Superstardom finally beckoned (obviously to the detriment of the original artistic concept as the record company - RCA of all people - saw in him more a freak to exhibit on TV than a performer with underground East Village credentials) and was almost from the start marred by illness and exhaustion. During one of his last performances he is shown singing Cold Song with a symphony orchestra, sporting a crimson page costume with a ruff. He has the studious, concentrated expression of a little boy striving to do his best for his audience and the final close-up of his drawn features as he rolls his eyes and greets the crowds is a particularly devastating moment. No one then knew anything about the disease that was at the time conveniently dubbed 'the gay cancer' by whole sections of the media. One of his former collaborators interviewed in the film even reports that Nomi began to make a connection with AIDS only whilst watching a news programme about the physical symptoms of the disease.

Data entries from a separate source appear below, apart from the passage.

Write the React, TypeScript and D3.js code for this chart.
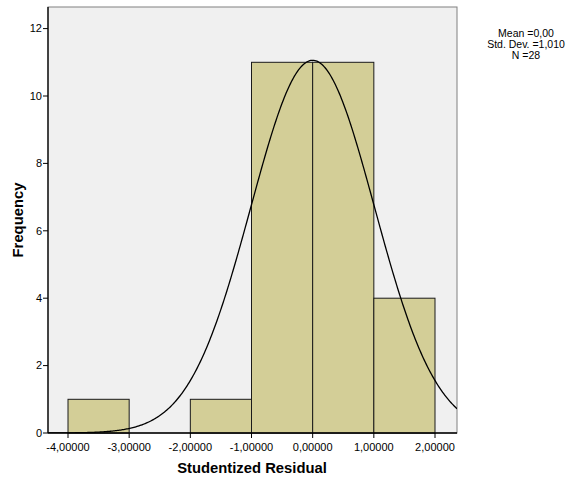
import React from "react";
import * as d3 from "d3";

// Histogram bins (lower edge, upper edge, count)
const binStarts = [-4, -3, -2, -1, 0, 1];
const binEnds = [-3, -2, -1, 0, 1, 2];
const binCounts = [1, 0, 1, 11, 11, 4];

const xTicks = [-4, -3, -2, -1, 0, 1, 2];
const yTicks = [0, 2, 4, 6, 8, 10, 12];

const statMean = 0.0;
const statSd = 1.01;
const statN = 28;
const statLines = ["Mean =0,00", "Std. Dev. =1,010", "N =28"];

const W = 573;
const H = 487;
const plot = { left: 48, right: 457, top: 7, bottom: 433 };

const fmtX = (v: number) => v.toFixed(5).replace(".", ",");

export default function App() {
  const x = d3.scaleLinear().domain([-4, 2]).range([68, 435]);
  const y = d3.scaleLinear().domain([0, 12]).range([plot.bottom, 28.6]);

  const binWidth = 1;
  const normal = (v: number) =>
    (statN * binWidth) / (statSd * Math.sqrt(2 * Math.PI)) *
    Math.exp(-0.5 * ((v - statMean) / statSd) ** 2);

  const xMin = x.invert(plot.left);
  const xMax = x.invert(plot.right);
  const curvePts = d3.range(0, 401).map((i) => {
    const v = xMin + ((xMax - xMin) * i) / 400;
    return [x(v), y(normal(v))] as [number, number];
  });
  const line = d3.line().curve(d3.curveLinear)(curvePts) || "";

  const font = "Arial, 'Liberation Sans', sans-serif";

  return (
    <svg width={W} height={H} style={{ position: "absolute", left: 0, top: 0 }}>
      <rect x={0} y={0} width={W} height={H} fill="#ffffff" />
      <defs>
        <clipPath id="plotClip">
          <rect x={plot.left} y={plot.top} width={plot.right - plot.left} height={plot.bottom - plot.top} />
        </clipPath>
      </defs>
      {/* plot background and frame */}
      <rect
        x={plot.left}
        y={plot.top}
        width={plot.right - plot.left}
        height={plot.bottom - plot.top}
        fill="#f0f0f0"
        stroke="#808080"
        strokeWidth={1}
      />
      {/* bars */}
      {binCounts.map((c, i) =>
        c > 0 ? (
          <rect
            key={i}
            x={x(binStarts[i])}
            y={y(c)}
            width={x(binEnds[i]) - x(binStarts[i])}
            height={y(0) - y(c)}
            fill="#d3ce97"
            stroke="#1a1a1a"
            strokeWidth={1}
          />
        ) : null
      )}
      {/* normal curve */}
      <path d={line} fill="none" stroke="#000" strokeWidth={1.3} clipPath="url(#plotClip)" />
      {/* axes */}
      <line x1={plot.left} x2={plot.left} y1={plot.top} y2={plot.bottom} stroke="#000" strokeWidth={1.3} />
      <line x1={plot.left} x2={plot.right} y1={plot.bottom} y2={plot.bottom} stroke="#000" strokeWidth={1.3} />
      {yTicks.map((t) => (
        <g key={t}>
          <line x1={plot.left - 5} x2={plot.left} y1={y(t)} y2={y(t)} stroke="#000" />
          <text x={plot.left - 6} y={y(t)} dy="0.35em" textAnchor="end" fontFamily={font} fontSize={11} fill="#000">
            {t}
          </text>
        </g>
      ))}
      {xTicks.map((t) => (
        <g key={t}>
          <line x1={x(t)} x2={x(t)} y1={plot.bottom} y2={plot.bottom + 5} stroke="#000" />
          <text x={x(t)} y={plot.bottom + 18} textAnchor="middle" fontFamily={font} fontSize={11} fill="#000">
            {fmtX(t)}
          </text>
        </g>
      ))}
      <text x={252} y={473} textAnchor="middle" fontFamily={font} fontSize={14.8} fontWeight="bold" fill="#000">
        Studentized Residual
      </text>
      <text
        transform={`translate(23,${(plot.top + plot.bottom) / 2}) rotate(-90)`}
        textAnchor="middle"
        fontFamily={font}
        fontSize={14.8}
        fontWeight="bold"
        fill="#000"
      >
        Frequency
      </text>
      {statLines.map((s, i) => (
        <text key={i} x={526} y={37 + i * 11} textAnchor="middle" fontFamily={font} fontSize={10.5} fill="#000">
          {s}
        </text>
      ))}
    </svg>
  );
}
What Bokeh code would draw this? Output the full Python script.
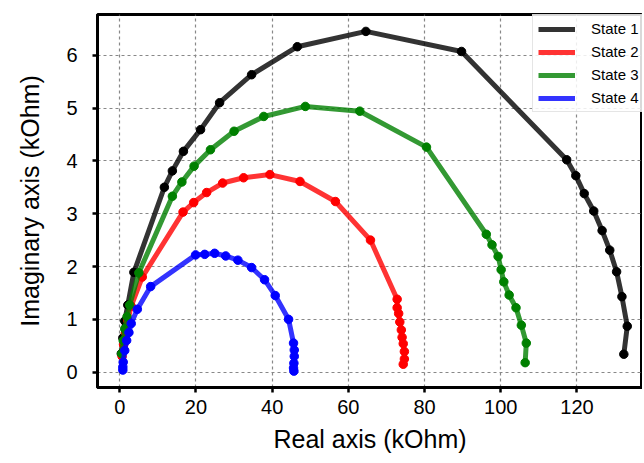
from bokeh.plotting import figure
from bokeh.models import Legend, LegendItem, FixedTicker, Range1d
from bokeh.embed import file_html
from bokeh.resources import INLINE

# ---- data ----
s1_re = [0.4, 0.8, 1.3, 2.1, 3.7, 11.7, 13.8, 16.7, 21.2, 26.2, 34.6, 46.6, 64.6, 89.7,
         117.3, 119.7, 121.9, 124.4, 126.6, 128.6, 130.4, 131.8, 133.2, 132.3]
s1_im = [0.35, 0.65, 0.97, 1.27, 1.89, 3.50, 3.81, 4.18, 4.59, 5.10, 5.63, 6.16, 6.45, 6.07,
         4.02, 3.72, 3.38, 3.05, 2.68, 2.31, 1.90, 1.43, 0.87, 0.34]

s2_re = [0.6, 1.0, 1.5, 2.1, 3.0, 5.9, 16.6, 19.4, 22.8, 27.0, 32.5, 39.4, 47.3, 56.6, 65.8,
         72.8, 72.8, 73.2, 73.5, 73.9, 74.1, 74.4, 74.7, 74.7, 74.4]
s2_im = [0.30, 0.52, 0.75, 0.98, 1.25, 1.80, 3.03, 3.21, 3.40, 3.58, 3.68, 3.74, 3.61, 3.23, 2.50,
         1.38, 1.22, 1.11, 0.95, 0.80, 0.66, 0.54, 0.39, 0.25, 0.15]

s3_re = [0.5, 0.9, 1.3, 1.9, 2.6, 5.0, 13.8, 16.3, 19.5, 23.8, 30.0, 37.8, 48.7, 63.0, 80.5,
         96.2, 97.7, 99.3, 100.1, 100.8, 102.2, 104.0, 105.4, 106.7, 106.4]
s3_im = [0.35, 0.60, 0.82, 1.05, 1.27, 1.88, 3.33, 3.60, 3.90, 4.21, 4.56, 4.84, 5.03, 4.94, 4.26,
         2.61, 2.41, 2.19, 1.94, 1.71, 1.46, 1.22, 0.89, 0.55, 0.18]

s4_re = [0.8, 0.8, 0.9, 1.3, 1.8, 2.4, 3.0, 4.6, 8.1, 19.9, 22.3, 24.9, 27.8, 31.0, 34.6, 38.0,
         40.8, 44.3, 45.6, 45.8, 45.8, 45.7, 45.6, 45.7]
s4_im = [0.04, 0.10, 0.19, 0.41, 0.60, 0.75, 0.92, 1.19, 1.62, 2.22, 2.23, 2.25, 2.20, 2.12, 1.98, 1.75,
         1.45, 1.00, 0.55, 0.42, 0.30, 0.17, 0.08, 0.02]

series_names = ["State 1", "State 2", "State 3", "State 4"]
line_colors = ["black", "red", "green", "blue"]
marker_colors = ["black", "red", "green", "blue"]
x_ticks = [0, 20, 40, 60, 80, 100, 120]
y_ticks = [0, 1, 2, 3, 4, 5, 6]

FONT = "Liberation Sans"

p = figure(width=642, height=455, output_backend="svg", toolbar_location=None,
           x_range=Range1d(-5.85, 137.2), y_range=Range1d(-0.29, 6.77),
           min_border_left=97, min_border_right=0, min_border_top=14, min_border_bottom=64)

p.outline_line_color = "black"
p.outline_line_width = 3
p.background_fill_color = "white"
p.border_fill_color = "white"

data = [(s1_re, s1_im), (s2_re, s2_im), (s3_re, s3_im), (s4_re, s4_im)]
items = []
for (xs, ys), name, lc, mc in zip(data, series_names, line_colors, marker_colors):
    r = p.line(xs, ys, line_color=lc, line_width=5, line_alpha=0.8)
    p.scatter(xs, ys, size=8.5, fill_color=mc, line_color=mc, marker="circle")
    items.append(LegendItem(label=name, renderers=[r]))

# axes
for ax in (p.xaxis[0], p.yaxis[0]):
    ax.axis_line_width = 3
    ax.axis_line_color = "black"
    ax.major_tick_line_width = 2.5
    ax.major_tick_line_color = "black"
    ax.major_tick_out = 5
    ax.major_tick_in = 0
    ax.minor_tick_line_color = None
    ax.major_label_text_font = FONT
    ax.major_label_text_font_size = "20px"
    ax.major_label_text_color = "black"
    ax.axis_label_text_font = FONT
    ax.axis_label_text_font_size = "25px"
    ax.axis_label_text_font_style = "normal"
    ax.axis_label_text_color = "black"

p.xaxis[0].ticker = FixedTicker(ticks=x_ticks)
p.yaxis[0].ticker = FixedTicker(ticks=y_ticks)
p.xaxis[0].axis_label = "Real axis (kOhm)"
p.yaxis[0].axis_label = "Imaginary axis (kOhm)"
p.xaxis[0].major_label_standoff = 7
p.yaxis[0].major_label_standoff = 15
p.xaxis[0].axis_label_standoff = 8
p.yaxis[0].axis_label_standoff = 19

# grid
for g in (p.xgrid[0], p.ygrid[0]):
    g.grid_line_color = "#888888"
    g.grid_line_dash = "3 3"
    g.grid_line_width = 1.2
p.xgrid[0].ticker = FixedTicker(ticks=x_ticks)
p.ygrid[0].ticker = FixedTicker(ticks=y_ticks)

legend = Legend(items=items, location=(435, 275))
legend.label_text_font = FONT
legend.label_text_font_size = "15px"
legend.label_text_color = "black"
legend.glyph_width = 37
legend.glyph_height = 16
legend.label_standoff = 16
legend.spacing = 6
legend.padding = 5
legend.margin = 0
legend.border_line_color = "#cccccc"
legend.border_line_width = 1
legend.background_fill_alpha = 0.85
p.add_layout(legend)

open("out.html", "w").write(file_html(p, INLINE))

I also seemed that people weren’t fighting over each other at his bedside, some of them openly acknowledging their fear of contamination, others still seething with resentment because of past disputes, while others would rather focus on the 'good old days'. From then on the funeral procession was set in motion and the ethereal Cold Song would provide a handy, if somewhat contrived, soundtrack to hours of TV reports on the new killer virus. We were then in 1984. Due to ill-health my grandmother had long stopped visiting us and I was now attending high school. The world was turned upside down in one second as I was one morning greeted in the stairs to the cry of 'Viva AIDS' by some students. I instantly froze, shocked by the violence of the word and the tragedy it conveyed. I also knew that history was suddenly taking an irreversible turn, laced with foreboding and uncertainty, which I however accepted in a mixture of euphoria and relief. I was for ever alienated from them and firmly stood on the side of the freaks and outcasts of society. I am proud that Klaus Nomi had been instrumental in this life-affirming realisation. It felt as if the synthetic harpsichord chords of Death (a powerful rendition of Purcell’s Dido and Aenaes) rang in my ears as the jingle of some intercosmic news bulletin and marked the very end of a beheaded childhood propelled into an endless void.